The Dew Drop Inn is an honest Cap Hill dive with strong pours and a good jukebox, exactly what you want on a slow night. For something with more edge, Bar Nun lives in a converted church and leans loud and irreverent, with cheap drinks and a late crowd. Both are the opposite of precious.

Highland and North Denver

My Brother's Bar

The one everybody names first, and for good reason. My Brother's Bar is the oldest continuously operating bar in Denver, tucked in the flats below Highland. No TVs, no signage out front, just classical music on the speakers and one of the best green chile burgers in the city. Neal Cassady and Jack Kerouac were regulars, and there's a framed letter from Cassady by the bathrooms asking a buddy to cover his tab. It's more polished than a hardcore dive, but it's an institution you have to hit at least once. If the burger sends you, we went deep on the topic in our Denver green chile guide.

Candlelight Tavern

Down in the Platt Park area, the Candlelight Tavern has been a cash-friendly neighborhood dive since the 1950s, all candlelit booths and zero pretense. It's the kind of place regulars quietly guard, and now you know about it too.

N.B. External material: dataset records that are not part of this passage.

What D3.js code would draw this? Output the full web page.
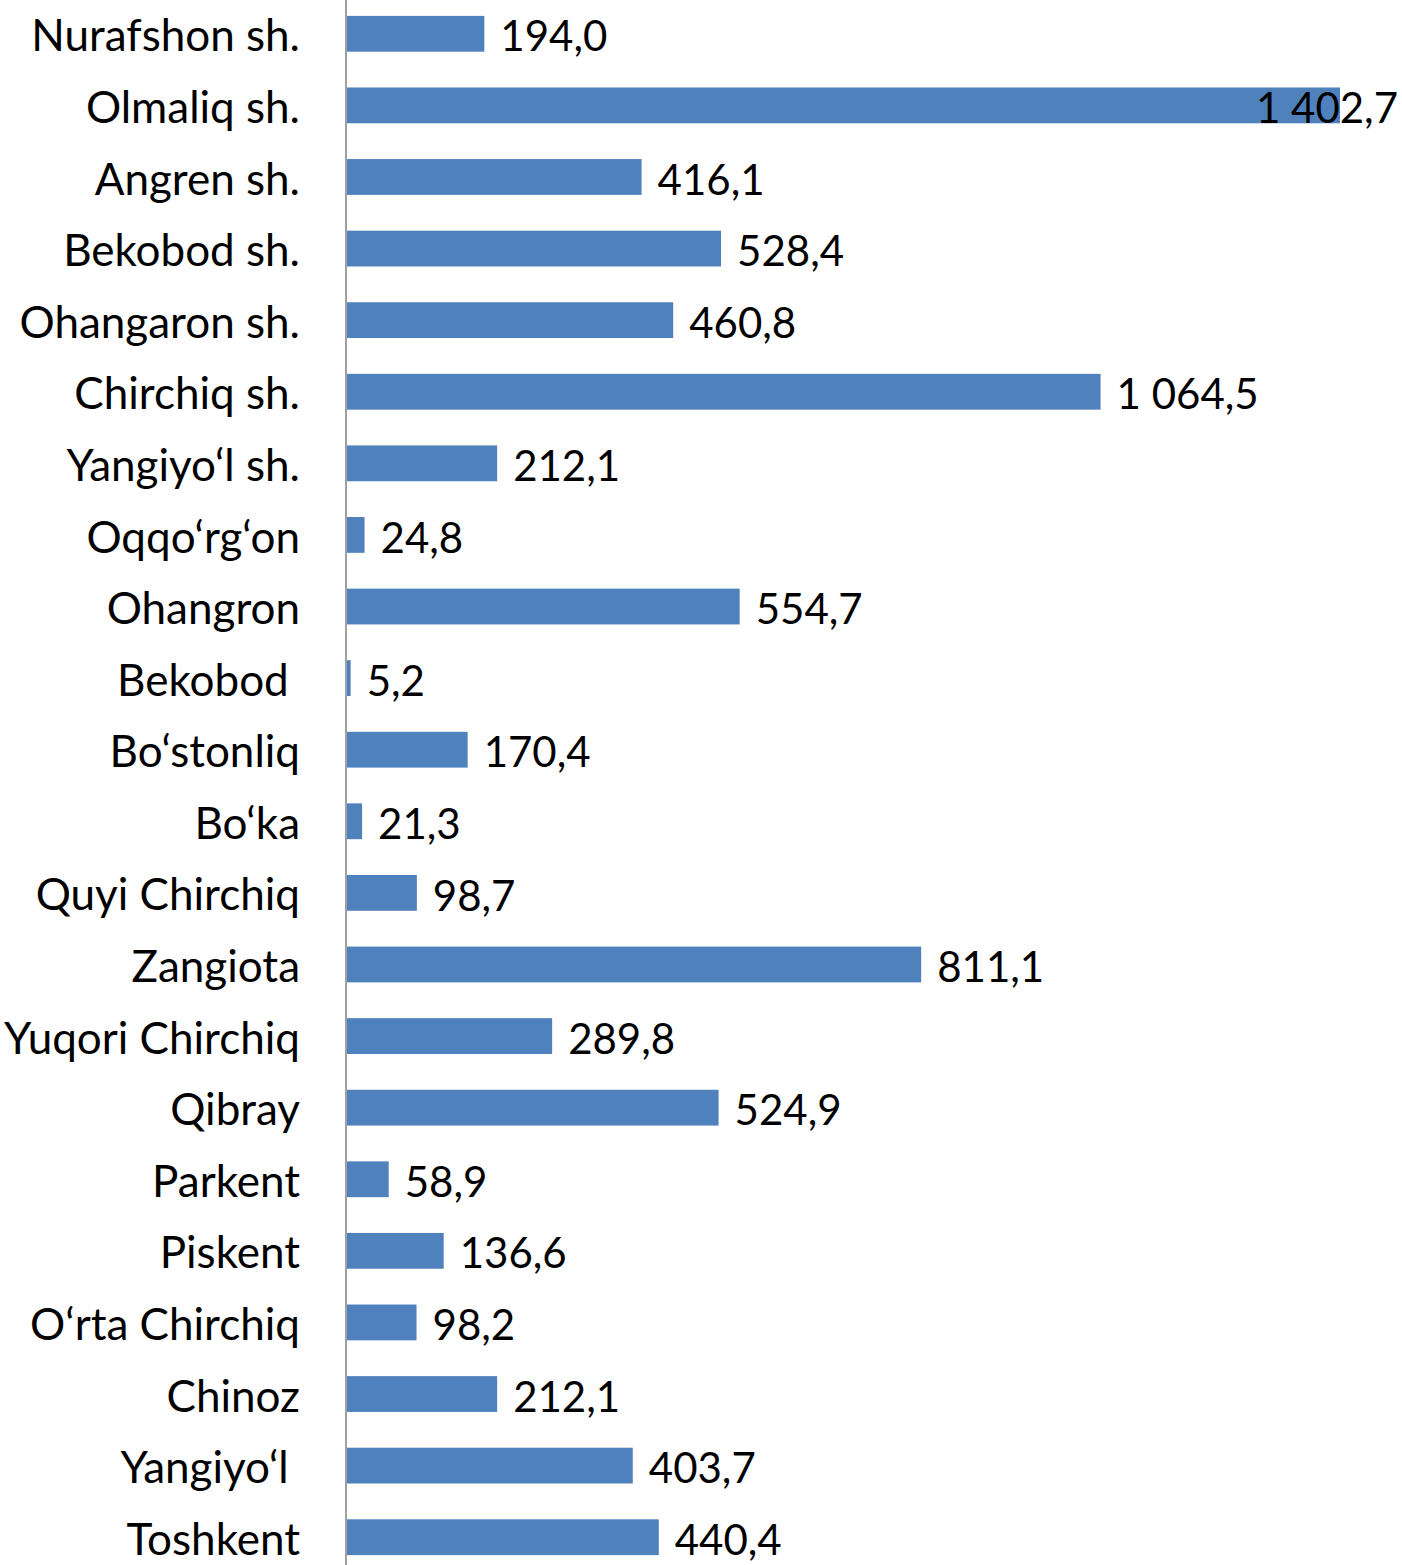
<!DOCTYPE html>
<html>
<head>
<meta charset="utf-8">
<script src="https://cdn.jsdelivr.net/npm/d3@7"></script>
<style>
  body { margin: 0; background: #fff; }
  text { font-family: Lato, "Noto Sans", sans-serif; fill: #000; }
</style>
</head>
<body>
<svg id="chart"></svg>
<script>
const width = 1402;
const height = 1565;
const axisX = 347;

// Data
const categories = [
  "Nurafshon sh.", "Olmaliq sh.", "Angren sh.", "Bekobod sh.", "Ohangaron sh.",
  "Chirchiq sh.", "Yangiyo‘l sh.", "Oqqo‘rg‘on", "Ohangron", "Bekobod ",
  "Bo‘stonliq", "Bo‘ka", "Quyi Chirchiq", "Zangiota", "Yuqori Chirchiq",
  "Qibray", "Parkent", "Piskent", "O‘rta Chirchiq", "Chinoz", "Yangiyo‘l ", "Toshkent"
];
const values = [
  194.0, 1402.7, 416.1, 528.4, 460.8, 1064.5, 212.1, 24.8, 554.7, 5.2,
  170.4, 21.3, 98.7, 811.1, 289.8, 524.9, 58.9, 136.6, 98.2, 212.1, 403.7, 440.4
];

const data = categories.map((c, i) => ({ name: c, value: values[i] }));

const svg = d3.select("#chart")
  .attr("width", width)
  .attr("height", height);

const y = d3.scaleBand()
  .domain(d3.range(categories.length))
  .range([-2, 1573])
  .paddingInner(0.5)
  .paddingOuter(0.25);

const x = d3.scaleLinear()
  .domain([0, 1400])
  .range([axisX, axisX + 1400 * 0.7079]);

// format like "1 402,7"
const fmt = (v) => {
  const s = v.toFixed(1).replace(".", ",");
  const [int, dec] = s.split(",");
  return int.replace(/\B(?=(\d{3})+(?!\d))/g, " ") + "," + dec;
};

// bars
svg.append("g")
  .attr("fill", "#4f81bd")
  .selectAll("rect")
  .data(data)
  .join("rect")
  .attr("x", x(0))
  .attr("y", (d, i) => y(i))
  .attr("width", (d) => x(d.value) - x(0))
  .attr("height", y.bandwidth());

// value labels, kept inside the picture like Excel does
svg.append("g")
  .selectAll("text")
  .data(data)
  .join("text")
  .attr("y", (d, i) => y(i) + y.bandwidth() / 2)
  .attr("dy", "0.42em")
  .attr("font-size", 42)
  .text((d) => fmt(d.value))
  .attr("x", function (d) {
    const w = this.getComputedTextLength();
    return Math.min(x(d.value) + 16, width - 4 - w);
  });

// category axis
svg.append("g")
  .attr("transform", `translate(${axisX - 1},0)`)
  .call(d3.axisLeft(y).tickSize(0).tickPadding(46).tickFormat((i) => categories[i]))
  .call((g) => g.select(".domain").attr("stroke", "#a0a0a0").attr("stroke-width", 2)
    .attr("d", `M0,0V${height}`))
  .call((g) => g.selectAll(".tick text")
    .attr("font-size", 44)
    .attr("fill", "#000")
    .attr("dy", "0.4em")
    .style("white-space", "pre")
    .style("font-family", "Lato, 'Noto Sans', sans-serif"));
</script>
</body>
</html>
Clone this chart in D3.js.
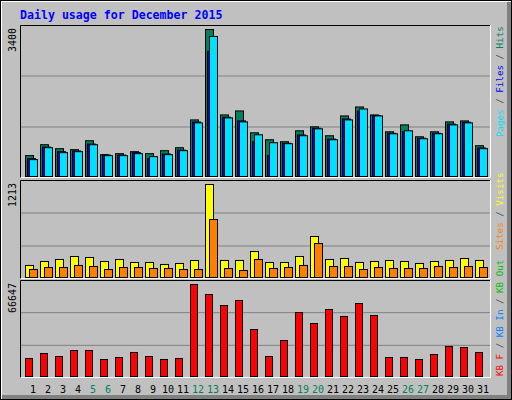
<!DOCTYPE html><html><head><script src="https://cdn.jsdelivr.net/npm/d3@7"></script>
<style>body{margin:0}svg text{font-family:"DejaVu Sans Mono",monospace}</style></head><body><script>
const days=d3.range(1,32);
const weekend=[5,6,12,13,19,20,26,27];
const hits=[483,735,643,620,827,505,528,574,528,597,666,1309,3400,1424,1516,1011,850,804,1057,1149,942,1401,1608,1424,1034,1194,919,1034,1263,1286,712];
const files=[413,680,574,590,750,495,495,551,413,520,610,1260,2894,1370,1286,804,482,770,960,1115,865,1330,1516,1410,1000,1034,885,1000,1210,1255,660];
const pages=[390,666,551,574,735,482,482,528,459,505,597,1240,3239,1355,1263,965,781,758,942,1103,850,1309,1562,1401,988,1057,873,988,1194,1240,643];
const visits=[157,209,235,274,261,209,235,196,196,170,183,222,1213,222,222,339,196,196,274,535,235,248,196,209,222,209,183,209,222,248,222];
const sites=[104,130,130,157,143,104,130,130,117,117,104,104,756,117,91,235,117,130,157,443,143,143,104,130,117,117,117,143,130,143,130];
const kbF=[13000,16660,14490,18830,18830,12310,13760,17390,14490,12310,13000,66647,59400,51430,55060,34050,14490,26080,46360,38390,48540,43460,52880,44190,13760,13760,12310,15940,21730,21010,17390];
const maxLabels=["3400","1213","66647"];

const svg=d3.select("body").append("svg").attr("width",512).attr("height",400);
svg.append("rect").attr("width",512).attr("height",400).attr("fill","#C0C0C0");
svg.append("rect").attr("x",0.5).attr("y",0.5).attr("width",511).attr("height",399).attr("fill","none").attr("stroke","#000");
svg.append("rect").attr("x",1).attr("y",1).attr("width",510).attr("height",1).attr("fill","#fff");
svg.append("rect").attr("x",1).attr("y",1).attr("width",1).attr("height",398).attr("fill","#fff");
svg.append("rect").attr("x",507).attr("y",2).attr("width",4).attr("height",397).attr("fill","#808080");
svg.append("rect").attr("x",2).attr("y",395).attr("width",509).attr("height",4).attr("fill","#808080");
svg.append("text").attr("x",20).attr("y",19).attr("fill","#0000FF").attr("font-weight","bold").attr("font-size","11.6px").text("Daily usage for December 2015");

const x=d3.scaleLinear().domain([1,31]).range([25,475]);
const panels=[{t:25,b:178},{t:180,b:279},{t:280,b:378}];
panels.forEach((p,i)=>{
  svg.append("rect").attr("x",20).attr("y",p.t).attr("width",470).attr("height",p.b-p.t).attr("fill","#C0C0C0");
  [1,2].forEach(k=>{const y=p.t+(p.b-p.t)*k/3;svg.append("line").attr("x1",21).attr("x2",490).attr("y1",y).attr("y2",y).attr("stroke","#808080");});
  svg.append("path").attr("d",`M20.5,${p.b}V${p.t+.5}H490`).attr("stroke","#000").attr("fill","none");
  svg.append("path").attr("d",`M20.5,${p.b-.5}H490.5V${p.t}`).attr("stroke","#fff").attr("fill","none");
  svg.append("text").attr("transform",`translate(16,${p.t+3}) rotate(-90)`).attr("text-anchor","end").attr("font-size","10px").text(maxLabels[i]);
});
function bars(data,max,p,top,off,w,col){
  const y=d3.scaleLinear().domain([0,max]).range([p.b-2,top]);
  svg.append("g").selectAll("rect").data(data).join("rect")
   .attr("x",(d,i)=>x(days[i])+off+.5).attr("y",d=>y(d)+.5).attr("width",w).attr("height",d=>p.b-2-y(d))
   .attr("fill",col).attr("stroke","#000");
}
bars(hits,3400,panels[0],29,0,8,"#00805C");
bars(files,3400,panels[0],29,2,8,"#0000FF");
bars(pages,3400,panels[0],29,4,8,"#00E0FF");
bars(visits,1213,panels[1],184,0,8,"#FFFF00");
bars(sites,1213,panels[1],184,4,8,"#FF8000");
bars(kbF,66647,panels[2],284,0,7,"#FF0000");

svg.append("g").selectAll("text").data(days).join("text")
 .attr("x",d=>x(d)+8).attr("y",393).attr("text-anchor","middle").attr("font-size","10px")
 .attr("fill",d=>weekend.includes(d)?"#00805C":"#000").text(d=>d);

function vlabel(y,parts){
  const t=svg.append("text").attr("transform",`translate(503,${y}) rotate(-90)`).attr("font-size","9.2px");
  parts.forEach(([s,c])=>t.append("tspan").attr("fill",c).text(s));
}
vlabel(137,[["Pages","#00E0FF"],[" / ","#404040"],["Files","#0000FF"],[" / ","#404040"],["Hits","#00805C"]]);
vlabel(376,[["KB F","#FF0000"],[" / ","#404040"],["KB In","#0080FF"],[" / ","#404040"],["KB Out","#00C000"]]);
vlabel(250,[["Sites","#FF8000"],[" / ","#404040"],["Visits","#FFFF00"]]);
</script></body></html>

So what does Reddit actually say?

If you dig through the Denver threads, the same names come up again and again: My Brother's Bar, Lion's Lair, P S Lounge, Don's Club Tavern. There's a reason. These are the ones that never turned into a concept. The internet consensus and the local consensus line up here, which almost never happens, so trust it.

A few notes on doing it right. Bring cash, because several of these won't take a card and none of them want to hear about it. Tip well, since a good bartender at a cheap bar is doing you a favor. Don't be the loudest person in the room. And if a regular starts talking to you, that's the whole experience, so lean in.

When you're ready to branch out, the same crowd tends to love a good deal and a good late night. Our Denver happy hour guide covers where locals actually go before dinner, and the best bars in Denver right now rounds out the nights when you want something a step up from a dive. But honestly? Most weeks, a barstool at Lion's Lair does the job just fine.